Produced by Hy-Gain, the No. 573 was designed as a simple clamp-on mounting solution that attached to the rain gutter edge found on many automobiles, trucks, and even some mobile homes and buildings of the era. At the time, metal rain gutters were common body features on vehicles, providing a convenient attachment point for mobile antennas before modern flush body styling largely eliminated them.
Unlike ordinary metal clips, the Hy-Gain No. 573 incorporated insulation between the mounting bracket and the antenna hardware. This allowed the antenna system to be electrically isolated from the vehicle body when needed for specific antenna configurations, matching systems, or noise-reduction purposes. Accessories like this were especially useful during an era when operators frequently experimented with custom mobile installations, HF mobile whips, CB antennas, scanner antennas, and monitoring equipment.

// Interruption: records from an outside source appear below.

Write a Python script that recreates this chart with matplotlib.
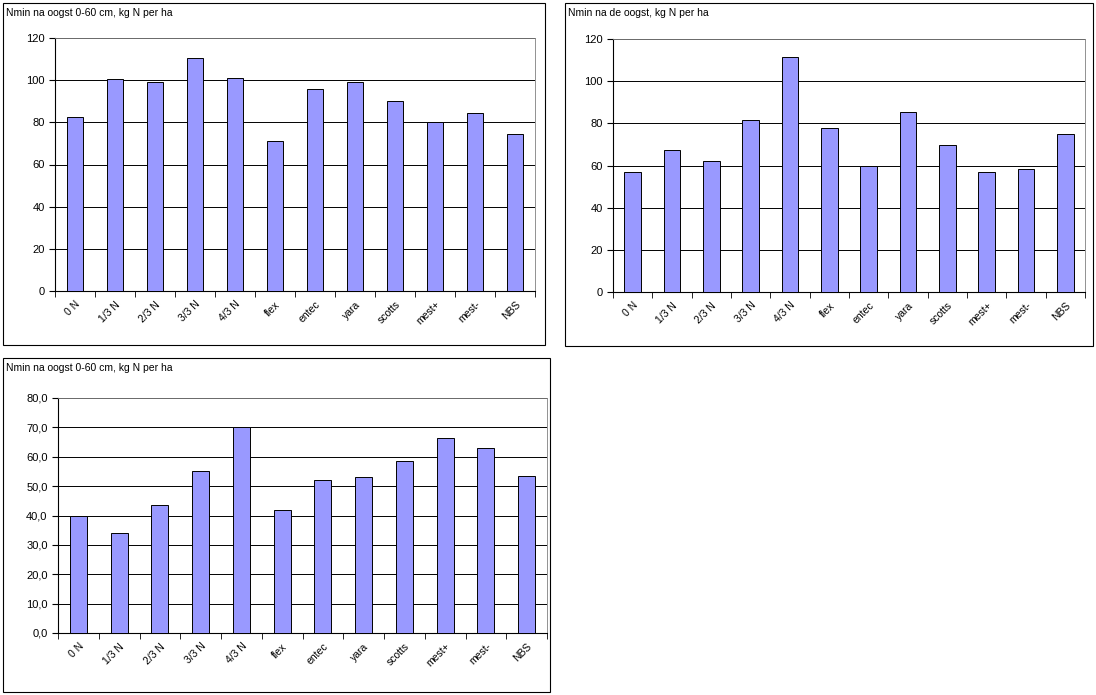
import matplotlib
matplotlib.use("Agg")
import matplotlib.pyplot as plt
from matplotlib.patches import Rectangle

plt.rcParams['font.family'] = ['Liberation Sans', 'DejaVu Sans']

cats = ["0 N", "1/3 N", "2/3 N", "3/3 N", "4/3 N", "flex", "entec", "yara", "scotts", "mest+", "mest-", "NBS"]
v1 = [82.5, 100.6, 99, 110.5, 101, 71, 96, 99, 90, 80, 84.5, 74.5]
v2 = [57, 67.5, 62, 81.5, 111.5, 78, 60, 85.5, 69.5, 57, 58.5, 75]
v3 = [40, 34, 43.5, 55, 70, 42, 52, 53, 58.5, 66.5, 63, 53.5]
titles = ["Nmin na oogst 0-60 cm, kg N per ha", "Nmin na de oogst, kg N per ha", "Nmin na oogst 0-60 cm, kg N per ha"]

W, H = 1096, 695
fig = plt.figure(figsize=(W/100, H/100), dpi=100)

def px(x0, y0, x1, y1):
    return [x0/W, 1-y1/H, (x1-x0)/W, (y1-y0)/H]

panels = [
    ((3, 3, 545, 345), (55, 38, 535, 291), v1, titles[0], 120, 20, "{:.0f}"),
    ((565, 3, 1093, 346), (613, 39, 1085, 292), v2, titles[1], 120, 20, "{:.0f}"),
    ((3, 358, 550, 692), (58, 398, 547, 633), v3, titles[2], 80, 10, "{:.1f}"),
]
for box, area, vals, title, ymax, step, fmt in panels:
    fig.patches.append(Rectangle((box[0]/W, 1-box[3]/H), (box[2]-box[0])/W, (box[3]-box[1])/H,
                                 transform=fig.transFigure, fill=False, edgecolor="black", lw=0.8))
    fig.text((box[0]+3)/W, 1-(box[1]+10)/H, title, fontsize=7.5, va="center", ha="left")
    ax = fig.add_axes(px(*area))
    x = range(len(cats))
    ax.bar(x, vals, width=0.42, color="#9999FF", edgecolor="black", lw=0.7, zorder=3)
    ax.set_xlim(-0.5, len(cats)-0.5)
    ax.set_ylim(0, ymax)
    yt = list(range(0, ymax+1, step))
    ax.set_yticks(yt)
    ax.set_yticklabels([fmt.format(t).replace(".", ",") for t in yt], fontsize=8)
    ax.yaxis.grid(True, color="black", lw=0.7, zorder=0)
    ax.set_xticks(list(x))
    ax.set_xticklabels(cats, rotation=45, ha="right", rotation_mode="anchor", fontsize=7.5)
    ax.tick_params(axis="x", length=0, pad=6)
    ax.set_xticks([i+0.5 for i in range(-1, len(cats))], minor=True)
    ax.tick_params(axis="x", which="minor", length=4, direction="out")
    ax.tick_params(axis="y", length=4, direction="out")
    for s in ["top", "right"]:
        ax.spines[s].set_color("#808080")
        ax.spines[s].set_linewidth(0.6)

fig.savefig("out.png", dpi=100)
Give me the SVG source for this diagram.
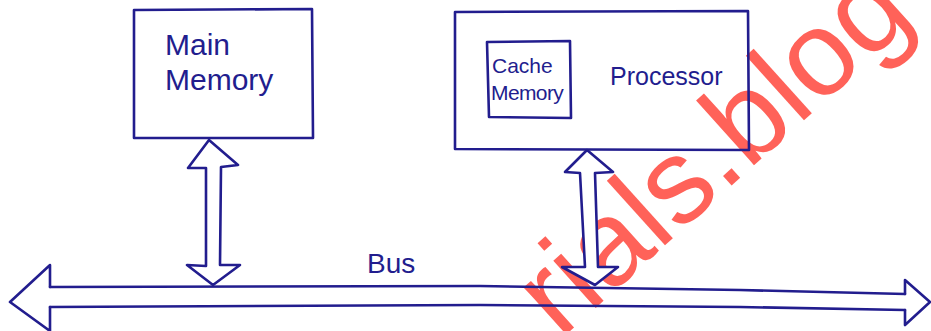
<svg xmlns="http://www.w3.org/2000/svg" width="931" height="331" viewBox="0 0 931 331">
<style>
.ink{fill:none;stroke:#221d8e;stroke-width:2.6;stroke-linejoin:round;stroke-linecap:round}
.hollow{fill:#ffffff;stroke:#221d8e;stroke-width:2.6;stroke-linejoin:round}
.lbl{font-family:"Liberation Sans","DejaVu Sans",sans-serif;fill:#221d8e}
.wm{font-family:"Liberation Sans","DejaVu Sans",sans-serif;fill:#ff3b30;opacity:0.8}
</style>
<rect width="931" height="331" fill="#ffffff"/>
<text class="wm" font-size="120" transform="translate(560,340) rotate(-42)">rials.blog</text>
<g id="connectors">
<g id="bus">
<path class="ink" d="M50,287 L480,286 L740,290 L905,294"/>
<path class="ink" d="M50,307 L480,305 L740,307 L905,310"/>
<path class="ink" d="M50,287 L50,265 L10,302 L50,331 L50,307"/>
<path class="ink" d="M905,294 L905,280 L930,302 L905,325 L905,310"/>
</g>
<path id="mem-bus" class="hollow" d="M209,140 L238,165 L221,167 L220,265 L240,265 L213,285 L187,265 L206,266 L206,168 L188,168 Z"/>
<path id="proc-bus" class="hollow" d="M587,150 L613,172 L595,173 L598,267 L618,267 L595,285 L562,267 L585,267 L580,173 L565,172 Z"/>
</g>
<g id="main-memory">
<path class="ink" d="M134,10 L312,9 L313,138 L134,138 Z"/>
<text class="lbl" x="165" y="55" font-size="30">Main</text>
<text class="lbl" x="165" y="90" font-size="30">Memory</text>
</g>
<g id="processor">
<path class="ink" d="M455,12 L748,11 L749,150 L455,149 Z"/>
<text class="lbl" x="610" y="85" font-size="25">Processor</text>
</g>
<g id="cache-memory">
<path class="ink" d="M487,42 L570,41 L571,118 L489,117 Z"/>
<text class="lbl" x="492" y="73" font-size="21">Cache</text>
<text class="lbl" x="491" y="100" font-size="21" letter-spacing="-0.6">Memory</text>
</g>
<text id="bus-label" class="lbl" x="367" y="273" font-size="28">Bus</text>
</svg>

Catalog evidence places the No. 573 in active marketing circulation by approximately 1971, during the height of the original CB radio boom. Hy-Gain catalogs and distributor literature from that period grouped the gutter clip alongside trunk mounts, mirror mounts, fold-over adapters, spring bases, and the company’s well-known mobile whips and base antennas. The product was likely sold through amateur radio dealers, electronics distributors, truck stop CB counters, and mail-order radio catalogs throughout the 1970s.
The design reflected the engineering philosophy of the period: rugged stamped-metal construction, straightforward installation, and compatibility with a broad range of antennas using standard threaded mounts common at the time. Many surviving examples today still retain the original insulating material and chrome-plated hardware, though they are now considered vintage radio accessories and are most often encountered as new-old-stock items or in collections of classic CB and amateur radio equipment.
Today, the Hy-Gain No. 573 serves as a small but recognizable reminder of the golden age of mobile radio experimentation — a time when radio enthusiasts routinely customized vehicles with antennas, noise filters, linear amplifiers, and carefully tuned installations for long-distance communication on both CB and amateur bands.